Pour les penseurs des Lumières, tous les hommes participent d’une même nature, l’histoire et la géographie suffisent pour expliquer les différences entre eux. La tradition du droit naturel enseigne qu‘ils possèdent certains droits en tant que membres de l’espèce (ce qu’on appellera à la fin du siècle les « droits de l’homme »). Le bien et le juste, valeurs strictement humaines, se trouvent eux aussi fondés dans l’universalité et l’égalité.

On découvre en même temps l’histoire : le passé n’est plus une incarnation de l’idéal ni un simple répertoire d’exemples, chaque époque historique possède sa cohérence et ses valeurs. La confrontation avec les autres incite à tourner un regard critique vers soi, les voyages imaginaires deviennent un moyen de découvrir ses propres tares.
L’ouverture aux autres n’est pourtant pas à l’abri des détournements : l’universalisme conduit parfois à l’ethnocentrisme, la reconnaissance des différences à un relativisme radical.
L’idée d’Europe
Après les coûteuses guerres de la fin du règne de Louis XIV, achevées avec les traités d’Utrecht, l’Europe aspire à retrouver une stabilité propice à la paix. Louis XV, sous l’influence de son précepteur et principal ministre, le cardinal de Fleury, qui meurt en 1743, est particulièrement soucieux de préserver cet équilibre, comme en témoigne sa renonciation aux conquêtes françaises lors de la paix d’Aix-la-Chapelle, qui clôt en 1748 la guerre de Succession d’Autriche.

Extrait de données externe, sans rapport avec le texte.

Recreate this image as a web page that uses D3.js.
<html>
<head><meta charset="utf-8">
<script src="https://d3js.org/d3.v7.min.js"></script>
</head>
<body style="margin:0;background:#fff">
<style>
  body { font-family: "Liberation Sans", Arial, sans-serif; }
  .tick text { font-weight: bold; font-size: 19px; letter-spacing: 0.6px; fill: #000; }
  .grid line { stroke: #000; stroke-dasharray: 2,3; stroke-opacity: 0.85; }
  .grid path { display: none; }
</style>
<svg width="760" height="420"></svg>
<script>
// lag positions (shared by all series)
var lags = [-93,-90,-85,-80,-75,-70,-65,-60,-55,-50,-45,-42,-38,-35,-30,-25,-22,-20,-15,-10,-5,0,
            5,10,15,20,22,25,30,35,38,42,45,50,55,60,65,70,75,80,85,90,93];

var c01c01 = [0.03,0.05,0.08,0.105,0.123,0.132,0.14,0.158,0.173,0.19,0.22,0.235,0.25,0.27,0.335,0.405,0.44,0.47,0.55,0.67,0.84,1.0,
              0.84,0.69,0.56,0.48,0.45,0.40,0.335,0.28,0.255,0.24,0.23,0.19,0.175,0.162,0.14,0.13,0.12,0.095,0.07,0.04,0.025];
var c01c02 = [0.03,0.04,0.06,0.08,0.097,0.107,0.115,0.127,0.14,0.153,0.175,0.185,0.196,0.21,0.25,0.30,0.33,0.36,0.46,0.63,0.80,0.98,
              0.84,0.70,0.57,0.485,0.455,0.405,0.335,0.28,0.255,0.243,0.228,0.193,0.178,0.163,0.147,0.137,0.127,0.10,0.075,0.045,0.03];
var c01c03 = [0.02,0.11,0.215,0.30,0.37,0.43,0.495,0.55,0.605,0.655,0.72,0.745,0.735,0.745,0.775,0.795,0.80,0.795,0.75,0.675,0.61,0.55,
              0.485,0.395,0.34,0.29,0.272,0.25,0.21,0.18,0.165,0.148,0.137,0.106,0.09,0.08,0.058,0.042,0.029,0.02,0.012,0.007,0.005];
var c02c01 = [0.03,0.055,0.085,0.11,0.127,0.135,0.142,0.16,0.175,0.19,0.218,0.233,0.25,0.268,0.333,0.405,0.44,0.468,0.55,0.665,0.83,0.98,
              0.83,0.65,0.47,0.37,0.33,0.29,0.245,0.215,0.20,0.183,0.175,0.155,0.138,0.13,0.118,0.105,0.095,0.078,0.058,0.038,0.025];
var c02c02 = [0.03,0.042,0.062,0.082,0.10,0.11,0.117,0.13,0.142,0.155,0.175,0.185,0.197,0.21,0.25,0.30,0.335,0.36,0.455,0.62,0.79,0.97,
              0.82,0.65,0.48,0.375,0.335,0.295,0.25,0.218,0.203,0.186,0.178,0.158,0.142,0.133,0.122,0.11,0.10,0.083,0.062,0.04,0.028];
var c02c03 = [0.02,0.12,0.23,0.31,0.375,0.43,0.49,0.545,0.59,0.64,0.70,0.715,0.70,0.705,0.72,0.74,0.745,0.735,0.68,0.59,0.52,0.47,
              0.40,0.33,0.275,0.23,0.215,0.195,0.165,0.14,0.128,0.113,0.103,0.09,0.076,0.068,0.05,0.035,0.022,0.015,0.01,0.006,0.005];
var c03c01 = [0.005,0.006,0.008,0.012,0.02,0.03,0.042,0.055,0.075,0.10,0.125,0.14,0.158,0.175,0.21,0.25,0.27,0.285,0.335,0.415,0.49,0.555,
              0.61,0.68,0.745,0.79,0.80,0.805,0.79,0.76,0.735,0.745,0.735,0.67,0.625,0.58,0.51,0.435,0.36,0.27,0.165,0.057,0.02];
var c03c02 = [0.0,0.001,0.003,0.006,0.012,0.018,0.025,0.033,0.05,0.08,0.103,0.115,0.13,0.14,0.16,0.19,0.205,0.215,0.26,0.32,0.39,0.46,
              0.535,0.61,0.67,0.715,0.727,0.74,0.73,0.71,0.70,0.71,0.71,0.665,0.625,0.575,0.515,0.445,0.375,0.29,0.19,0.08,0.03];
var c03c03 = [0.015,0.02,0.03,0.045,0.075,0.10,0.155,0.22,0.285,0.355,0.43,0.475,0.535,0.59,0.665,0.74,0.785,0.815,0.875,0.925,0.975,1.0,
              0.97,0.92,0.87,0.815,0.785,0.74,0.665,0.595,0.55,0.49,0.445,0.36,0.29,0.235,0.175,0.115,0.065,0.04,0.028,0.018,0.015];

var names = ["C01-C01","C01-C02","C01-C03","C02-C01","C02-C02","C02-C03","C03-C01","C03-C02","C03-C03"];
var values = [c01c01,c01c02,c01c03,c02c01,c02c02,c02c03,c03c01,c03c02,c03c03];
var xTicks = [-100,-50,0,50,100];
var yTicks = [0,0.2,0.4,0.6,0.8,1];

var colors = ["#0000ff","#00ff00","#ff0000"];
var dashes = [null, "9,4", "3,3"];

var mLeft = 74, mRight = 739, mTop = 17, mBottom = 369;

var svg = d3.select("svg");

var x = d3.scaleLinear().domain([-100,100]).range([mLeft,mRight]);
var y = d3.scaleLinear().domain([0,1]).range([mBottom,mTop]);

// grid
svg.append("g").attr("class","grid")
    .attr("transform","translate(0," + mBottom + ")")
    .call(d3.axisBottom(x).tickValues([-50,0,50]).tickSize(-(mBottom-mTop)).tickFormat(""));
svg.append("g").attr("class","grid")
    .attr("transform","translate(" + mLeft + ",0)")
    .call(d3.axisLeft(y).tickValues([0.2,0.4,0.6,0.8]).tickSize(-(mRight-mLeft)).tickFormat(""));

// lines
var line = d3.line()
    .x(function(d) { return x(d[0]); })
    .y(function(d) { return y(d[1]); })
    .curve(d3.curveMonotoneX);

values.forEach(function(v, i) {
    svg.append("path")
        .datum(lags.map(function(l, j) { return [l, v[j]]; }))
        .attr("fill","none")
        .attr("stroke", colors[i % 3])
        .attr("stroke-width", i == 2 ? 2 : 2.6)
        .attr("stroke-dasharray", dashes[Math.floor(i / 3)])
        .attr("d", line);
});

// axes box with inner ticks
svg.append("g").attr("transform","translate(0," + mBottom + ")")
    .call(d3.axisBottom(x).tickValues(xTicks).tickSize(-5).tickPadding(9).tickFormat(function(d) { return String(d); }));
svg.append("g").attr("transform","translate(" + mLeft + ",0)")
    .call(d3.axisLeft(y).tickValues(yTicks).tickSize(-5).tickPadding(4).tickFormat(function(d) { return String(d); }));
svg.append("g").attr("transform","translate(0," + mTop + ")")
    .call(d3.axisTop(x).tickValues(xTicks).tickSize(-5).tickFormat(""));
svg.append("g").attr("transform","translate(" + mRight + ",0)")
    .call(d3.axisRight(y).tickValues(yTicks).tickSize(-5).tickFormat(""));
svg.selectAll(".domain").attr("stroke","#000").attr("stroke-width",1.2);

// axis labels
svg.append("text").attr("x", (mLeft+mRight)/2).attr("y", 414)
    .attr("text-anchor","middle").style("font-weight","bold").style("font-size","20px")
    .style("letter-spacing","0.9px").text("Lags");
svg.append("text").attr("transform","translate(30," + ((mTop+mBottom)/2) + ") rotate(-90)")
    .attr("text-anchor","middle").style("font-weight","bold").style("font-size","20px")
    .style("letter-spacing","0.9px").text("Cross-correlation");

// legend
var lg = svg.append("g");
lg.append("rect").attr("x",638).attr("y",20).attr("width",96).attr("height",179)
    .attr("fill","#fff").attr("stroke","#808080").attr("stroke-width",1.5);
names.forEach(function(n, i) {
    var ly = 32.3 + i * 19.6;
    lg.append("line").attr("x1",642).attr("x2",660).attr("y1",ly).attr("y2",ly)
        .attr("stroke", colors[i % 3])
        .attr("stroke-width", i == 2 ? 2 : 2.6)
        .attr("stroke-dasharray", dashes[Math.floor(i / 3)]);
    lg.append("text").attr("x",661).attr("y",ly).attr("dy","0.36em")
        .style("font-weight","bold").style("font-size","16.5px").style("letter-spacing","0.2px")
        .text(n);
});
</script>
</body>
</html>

Le XVIIIe siècle fourmille de voyages et de voyageurs qui accumulent les connaissances et les expériences, des jeunes aristocrates anglais sacrifiant à la tradition du « Grand tour » jusqu’aux explorateurs célèbres comme Cook, Bougainville ou Humboldt. Les voyages imaginaires, topos de la littérature utopique de l’époque, ne cherchent pas à épuiser, eux, l’inventaire du monde ; ils tournent vers le voyageur lui-même le bénéfice du voyage. Il en revient éclairé sur lui-même et sur ses origines.
La découverte de l’histoire
Le XVIIIe siècle renouvelle en profondeur la conception de l’histoire. Sans que l’on puisse identifier une philosophie de l’histoire constituée en tant que telle, les interrogations portées par la modernité scientifique fournissent un cadre inédit pour penser l’inscription dans le temps. Jusqu’alors, l’histoire avait été marquée par la vision antique d’un temps cyclique ou par la conception chrétienne d’un temps articulé sur la Révélation, développée notamment par Bossuet dans son Discours sur l’histoire universelle. Les savants du Siècle des lumières qui accumulent les connaissances, développent de nouvelles disciplines et améliorent les méthodes d’appréhension de la réalité font naître alors l’idée que cette augmentation des savoirs constitue une progression, un progrès. C’est le concept clé des Lumières, qui vont ainsi opposer à l’ordre fixe des perfections celui, changeant, de la perfectibilité.
L’Europe et les Lumières
« Il n’y a plus aujourd’hui de Français, d’Allemands, d’Espagnols, d’Anglais même, quoi qu’on en dise ; il n’y a que des Européens. »
Pour les hommes éclairés du XVIIIe siècle, voyager et séjourner dans d’autres pays européens, proches et distincts à la fois, est une excellente école pour l’esprit : ils dépassent leurs propres limites par la confrontation. Le regard extérieur et désintéressé peut en effet conduire à un jugement plus lucide que celui du compatriote, facilement égaré par la routine et les circonstances. Des penseurs méprisés, voire persécutés chez eux, jouissent dans les contrées voisines d’une reconnaissance méritée. Les pays européens continuent de guerroyer entre eux, en s’infligeant des pertes douloureuses ; mais par-delà les conflits et les différences, ces pays partagent le même esprit des Lumières.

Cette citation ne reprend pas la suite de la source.